INPUT:
----

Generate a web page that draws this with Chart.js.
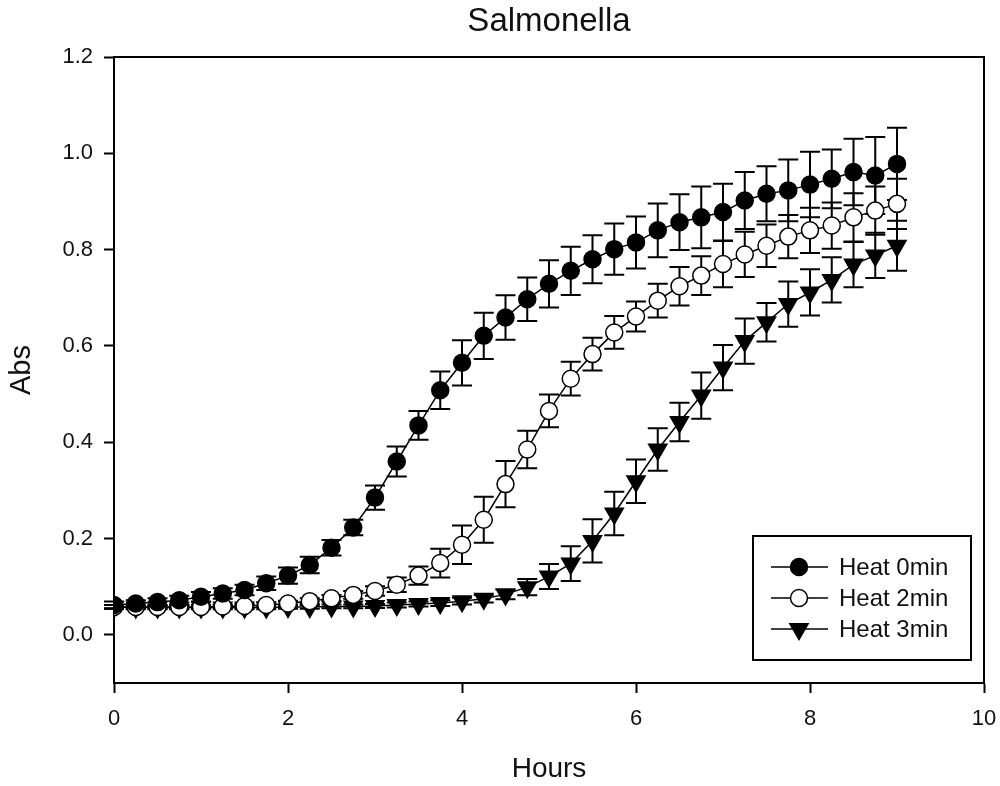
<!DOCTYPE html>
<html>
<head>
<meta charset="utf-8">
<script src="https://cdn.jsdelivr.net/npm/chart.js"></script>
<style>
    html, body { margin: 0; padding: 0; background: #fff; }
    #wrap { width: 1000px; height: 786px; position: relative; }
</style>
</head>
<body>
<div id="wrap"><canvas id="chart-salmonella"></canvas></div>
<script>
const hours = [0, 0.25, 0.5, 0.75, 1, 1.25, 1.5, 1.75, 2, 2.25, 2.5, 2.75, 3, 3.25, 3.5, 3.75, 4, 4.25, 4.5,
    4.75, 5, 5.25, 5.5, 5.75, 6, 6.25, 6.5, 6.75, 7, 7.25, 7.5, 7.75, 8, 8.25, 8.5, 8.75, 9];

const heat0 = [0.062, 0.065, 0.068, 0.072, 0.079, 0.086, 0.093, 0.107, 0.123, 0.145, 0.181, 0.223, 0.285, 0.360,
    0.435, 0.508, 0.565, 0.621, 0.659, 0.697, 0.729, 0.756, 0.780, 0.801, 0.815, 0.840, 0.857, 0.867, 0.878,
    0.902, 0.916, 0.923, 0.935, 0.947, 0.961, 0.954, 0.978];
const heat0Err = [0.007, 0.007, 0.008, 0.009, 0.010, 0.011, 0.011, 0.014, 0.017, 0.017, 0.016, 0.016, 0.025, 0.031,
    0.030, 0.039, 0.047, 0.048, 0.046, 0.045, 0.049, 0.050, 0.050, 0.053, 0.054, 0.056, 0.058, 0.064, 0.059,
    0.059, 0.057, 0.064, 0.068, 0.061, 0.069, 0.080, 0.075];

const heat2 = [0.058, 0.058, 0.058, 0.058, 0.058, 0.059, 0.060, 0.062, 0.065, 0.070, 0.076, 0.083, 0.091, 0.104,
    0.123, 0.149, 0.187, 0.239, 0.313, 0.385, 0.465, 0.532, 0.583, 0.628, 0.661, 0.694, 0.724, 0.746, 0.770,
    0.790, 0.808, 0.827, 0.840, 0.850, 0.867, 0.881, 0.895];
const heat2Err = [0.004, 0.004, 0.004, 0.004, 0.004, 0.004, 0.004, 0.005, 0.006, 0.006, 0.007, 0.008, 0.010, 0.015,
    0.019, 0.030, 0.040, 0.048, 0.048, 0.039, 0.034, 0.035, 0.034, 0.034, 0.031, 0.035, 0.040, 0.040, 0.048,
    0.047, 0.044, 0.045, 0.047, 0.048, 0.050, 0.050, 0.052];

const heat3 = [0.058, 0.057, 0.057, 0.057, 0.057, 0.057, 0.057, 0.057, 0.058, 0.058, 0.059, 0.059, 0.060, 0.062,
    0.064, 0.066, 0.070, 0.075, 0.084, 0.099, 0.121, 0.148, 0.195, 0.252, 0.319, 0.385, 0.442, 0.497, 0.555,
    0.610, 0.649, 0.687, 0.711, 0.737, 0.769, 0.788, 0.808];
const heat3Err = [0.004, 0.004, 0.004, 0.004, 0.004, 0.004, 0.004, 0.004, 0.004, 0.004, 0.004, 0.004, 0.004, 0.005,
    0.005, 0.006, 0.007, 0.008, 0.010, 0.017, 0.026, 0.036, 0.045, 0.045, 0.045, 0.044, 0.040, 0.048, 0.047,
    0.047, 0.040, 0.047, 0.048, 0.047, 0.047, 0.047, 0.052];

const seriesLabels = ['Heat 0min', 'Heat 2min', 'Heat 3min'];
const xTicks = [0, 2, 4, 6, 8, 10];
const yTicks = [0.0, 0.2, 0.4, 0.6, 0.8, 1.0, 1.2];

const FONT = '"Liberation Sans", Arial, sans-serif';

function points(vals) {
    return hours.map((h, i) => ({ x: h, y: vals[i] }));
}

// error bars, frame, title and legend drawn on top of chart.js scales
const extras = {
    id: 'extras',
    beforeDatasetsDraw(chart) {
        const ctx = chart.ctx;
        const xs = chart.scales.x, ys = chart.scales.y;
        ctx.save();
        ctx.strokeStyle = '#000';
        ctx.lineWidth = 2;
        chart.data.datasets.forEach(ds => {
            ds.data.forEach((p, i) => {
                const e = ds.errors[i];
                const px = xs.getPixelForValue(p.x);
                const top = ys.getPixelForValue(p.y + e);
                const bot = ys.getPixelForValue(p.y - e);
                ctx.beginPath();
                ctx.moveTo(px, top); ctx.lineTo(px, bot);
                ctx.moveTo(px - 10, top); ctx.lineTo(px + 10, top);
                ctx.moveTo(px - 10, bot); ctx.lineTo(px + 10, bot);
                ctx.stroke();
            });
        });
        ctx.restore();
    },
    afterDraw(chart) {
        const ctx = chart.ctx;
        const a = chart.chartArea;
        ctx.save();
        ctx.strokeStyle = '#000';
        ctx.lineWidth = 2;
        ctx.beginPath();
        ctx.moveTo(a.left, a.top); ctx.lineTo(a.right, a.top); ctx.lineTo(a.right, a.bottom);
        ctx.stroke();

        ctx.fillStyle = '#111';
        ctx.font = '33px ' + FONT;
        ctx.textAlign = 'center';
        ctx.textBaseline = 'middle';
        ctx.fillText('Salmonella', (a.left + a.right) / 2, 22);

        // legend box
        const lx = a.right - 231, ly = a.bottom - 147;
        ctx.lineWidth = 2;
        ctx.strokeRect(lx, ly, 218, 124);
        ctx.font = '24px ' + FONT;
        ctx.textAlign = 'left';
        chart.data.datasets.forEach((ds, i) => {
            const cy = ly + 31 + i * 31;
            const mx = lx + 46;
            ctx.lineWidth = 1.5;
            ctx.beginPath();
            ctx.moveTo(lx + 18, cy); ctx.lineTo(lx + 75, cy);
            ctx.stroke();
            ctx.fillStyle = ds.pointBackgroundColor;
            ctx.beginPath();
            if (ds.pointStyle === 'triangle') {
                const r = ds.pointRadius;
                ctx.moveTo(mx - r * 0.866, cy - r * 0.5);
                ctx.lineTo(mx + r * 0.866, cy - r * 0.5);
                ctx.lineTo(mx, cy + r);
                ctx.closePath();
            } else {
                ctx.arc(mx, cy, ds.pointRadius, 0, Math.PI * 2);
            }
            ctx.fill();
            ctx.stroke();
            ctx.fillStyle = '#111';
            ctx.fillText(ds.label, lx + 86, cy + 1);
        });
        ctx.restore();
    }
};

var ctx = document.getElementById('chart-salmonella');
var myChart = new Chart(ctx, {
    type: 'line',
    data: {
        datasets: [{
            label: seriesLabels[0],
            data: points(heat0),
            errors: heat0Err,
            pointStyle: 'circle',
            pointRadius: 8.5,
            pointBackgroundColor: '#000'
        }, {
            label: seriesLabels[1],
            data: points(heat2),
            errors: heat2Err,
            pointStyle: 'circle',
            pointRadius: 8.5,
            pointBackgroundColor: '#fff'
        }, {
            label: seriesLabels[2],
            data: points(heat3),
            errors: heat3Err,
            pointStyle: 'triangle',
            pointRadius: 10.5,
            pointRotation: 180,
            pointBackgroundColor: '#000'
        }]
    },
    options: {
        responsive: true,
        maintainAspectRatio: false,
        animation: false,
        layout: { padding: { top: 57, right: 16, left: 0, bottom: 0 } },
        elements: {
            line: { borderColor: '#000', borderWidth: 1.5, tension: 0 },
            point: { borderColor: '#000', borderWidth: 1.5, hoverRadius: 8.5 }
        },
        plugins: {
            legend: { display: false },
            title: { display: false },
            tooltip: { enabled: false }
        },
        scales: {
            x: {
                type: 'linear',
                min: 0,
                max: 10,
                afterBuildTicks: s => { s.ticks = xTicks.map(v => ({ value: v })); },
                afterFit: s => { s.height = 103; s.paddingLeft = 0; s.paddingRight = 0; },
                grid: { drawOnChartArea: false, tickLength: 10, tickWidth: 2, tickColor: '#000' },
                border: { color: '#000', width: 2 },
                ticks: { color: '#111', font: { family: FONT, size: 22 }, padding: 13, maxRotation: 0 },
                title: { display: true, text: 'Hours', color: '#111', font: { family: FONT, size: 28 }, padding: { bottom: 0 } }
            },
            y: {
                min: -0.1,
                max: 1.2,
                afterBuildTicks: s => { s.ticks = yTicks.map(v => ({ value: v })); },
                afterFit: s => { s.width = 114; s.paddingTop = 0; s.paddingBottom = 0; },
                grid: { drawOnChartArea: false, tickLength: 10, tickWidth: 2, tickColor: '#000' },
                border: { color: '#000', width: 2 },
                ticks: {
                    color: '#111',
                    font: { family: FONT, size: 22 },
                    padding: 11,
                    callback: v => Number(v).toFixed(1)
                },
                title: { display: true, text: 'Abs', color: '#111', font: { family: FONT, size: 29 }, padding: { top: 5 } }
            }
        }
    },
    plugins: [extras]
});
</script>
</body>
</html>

----

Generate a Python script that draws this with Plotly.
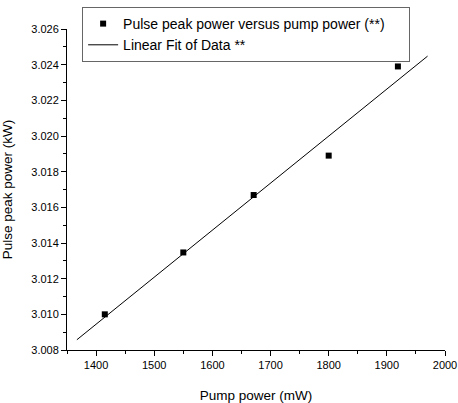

----

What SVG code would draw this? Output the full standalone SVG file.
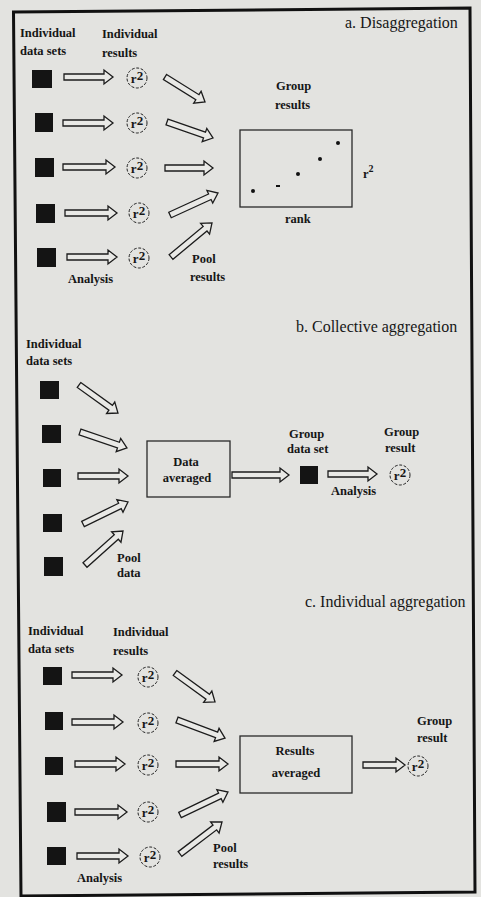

----

YOUR GOAL:
Print exactly the lines from the line containing "Generate a web" through the line containing "0.059, 0.057, 0.064, 0.068, 0.061, 0.069, 0.080, 0.075];", and omit any picture found among them.

ANSWER TO THE EXERCISE:
Generate a web page that draws this with Chart.js.
<!DOCTYPE html>
<html>
<head>
<meta charset="utf-8">
<script src="https://cdn.jsdelivr.net/npm/chart.js"></script>
<style>
    html, body { margin: 0; padding: 0; background: #fff; }
    #wrap { width: 1000px; height: 786px; position: relative; }
</style>
</head>
<body>
<div id="wrap"><canvas id="chart-salmonella"></canvas></div>
<script>
const hours = [0, 0.25, 0.5, 0.75, 1, 1.25, 1.5, 1.75, 2, 2.25, 2.5, 2.75, 3, 3.25, 3.5, 3.75, 4, 4.25, 4.5,
    4.75, 5, 5.25, 5.5, 5.75, 6, 6.25, 6.5, 6.75, 7, 7.25, 7.5, 7.75, 8, 8.25, 8.5, 8.75, 9];

const heat0 = [0.062, 0.065, 0.068, 0.072, 0.079, 0.086, 0.093, 0.107, 0.123, 0.145, 0.181, 0.223, 0.285, 0.360,
    0.435, 0.508, 0.565, 0.621, 0.659, 0.697, 0.729, 0.756, 0.780, 0.801, 0.815, 0.840, 0.857, 0.867, 0.878,
    0.902, 0.916, 0.923, 0.935, 0.947, 0.961, 0.954, 0.978];
const heat0Err = [0.007, 0.007, 0.008, 0.009, 0.010, 0.011, 0.011, 0.014, 0.017, 0.017, 0.016, 0.016, 0.025, 0.031,
    0.030, 0.039, 0.047, 0.048, 0.046, 0.045, 0.049, 0.050, 0.050, 0.053, 0.054, 0.056, 0.058, 0.064, 0.059,
    0.059, 0.057, 0.064, 0.068, 0.061, 0.069, 0.080, 0.075];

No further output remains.